Flood and Property Condition Considerations
Bertie County’s position along the Roanoke River and its tributaries means flood zone status is a relevant due diligence item for any property purchase. The county was significantly affected by flooding during Hurricane Floyd in 1999 and again during subsequent major storm events, and portions of the county’s housing inventory in low-lying areas carry ongoing flood risk. Landlords evaluating properties near the Roanoke River, the Cashie River, or other waterways should verify FEMA flood map status, factor flood insurance costs into their underwriting, and consider elevation certificates before closing.
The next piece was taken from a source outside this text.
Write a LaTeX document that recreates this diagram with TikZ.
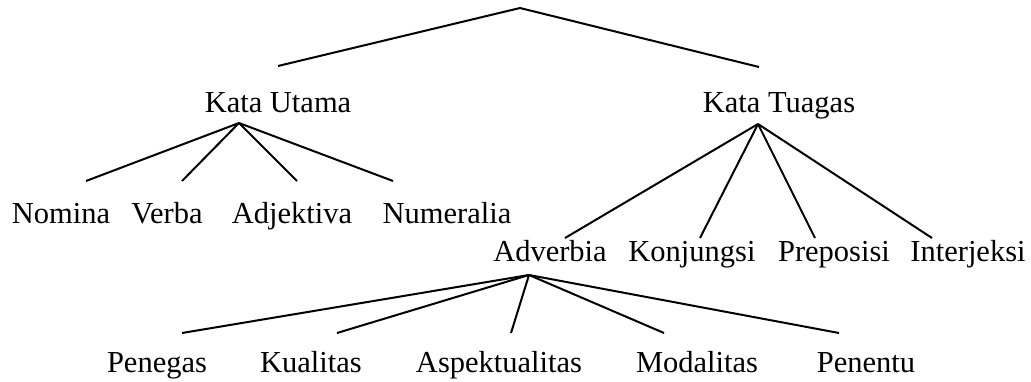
\documentclass[tikz,border=0pt]{standalone}
\usepackage{fontspec}
\setmainfont{Liberation Serif}
\begin{document}
\begin{tikzpicture}[x=1pt,y=-1pt,
  lbl/.style={anchor=base,inner sep=0pt,font=\fontsize{30.5}{36}\selectfont},
  branch/.style={line width=2pt}]
\useasboundingbox (0,0) rectangle (1031,381);

% labels
\node[lbl] (ku)  at (278,112) {Kata Utama};
\node[lbl] (kt)  at (779,112) {Kata Tuagas};
\node[lbl] (nom) at (61,223)  {Nomina};
\node[lbl] (ver) at (167,223) {Verba};
\node[lbl] (adj) at (292,223) {Adjektiva};
\node[lbl] (num) at (447,223) {Numeralia};
\node[lbl] (adv) at (550,261) {Adverbia};
\node[lbl] (kon) at (692,261) {Konjungsi};
\node[lbl] (pre) at (834,261) {Preposisi};
\node[lbl] (int) at (968,261) {Interjeksi};
\node[lbl] (pen) at (157,372) {Penegas};
\node[lbl] (kua) at (311,372) {Kualitas};
\node[lbl] (asp) at (499,372) {Aspektualitas};
\node[lbl] (mod) at (697,372) {Modalitas};
\node[lbl] (pnt) at (866,372) {Penentu};

% branch points
\coordinate (root)   at (520,8);
\coordinate (ku-in)  at (278,66);
\coordinate (kt-in)  at (759,67);
\coordinate (ku-out) at (239,123);
\coordinate (kt-out) at (758,124);
\coordinate (adv-out) at (529,275);
\coordinate (nom-in) at (86,181);
\coordinate (ver-in) at (182,181);
\coordinate (adj-in) at (297,181);
\coordinate (num-in) at (393,181);
\coordinate (adv-in) at (565,238);
\coordinate (kon-in) at (700,238);
\coordinate (pre-in) at (815,238);
\coordinate (int-in) at (932,238);
\coordinate (pen-in) at (182,333);
\coordinate (kua-in) at (337,333);
\coordinate (asp-in) at (511,333);
\coordinate (mod-in) at (664,333);
\coordinate (pnt-in) at (839,333);

% tree branches
\draw[branch] (root) -- (ku-in);
\draw[branch] (root) -- (kt-in);
\foreach \c in {nom,ver,adj,num} \draw[branch] (ku-out) -- (\c-in);
\foreach \c in {adv,kon,pre,int} \draw[branch] (kt-out) -- (\c-in);
\foreach \c in {pen,kua,asp,mod,pnt} \draw[branch] (adv-out) -- (\c-in);
\end{tikzpicture}
\end{document}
Beyond flood considerations, much of Bertie County’s housing stock is old and has seen varying degrees of maintenance over the years. Properties in Windsor that can be acquired at attractive prices often require capital investment to bring them to a condition that meets G.S. § 42-42 habitability requirements and sustains long-term tenancy without constant emergency maintenance calls. Landlords who buy at the lowest possible price without proper due diligence on property condition will find that deferred maintenance costs rapidly erode whatever yield advantage the low acquisition price appeared to offer.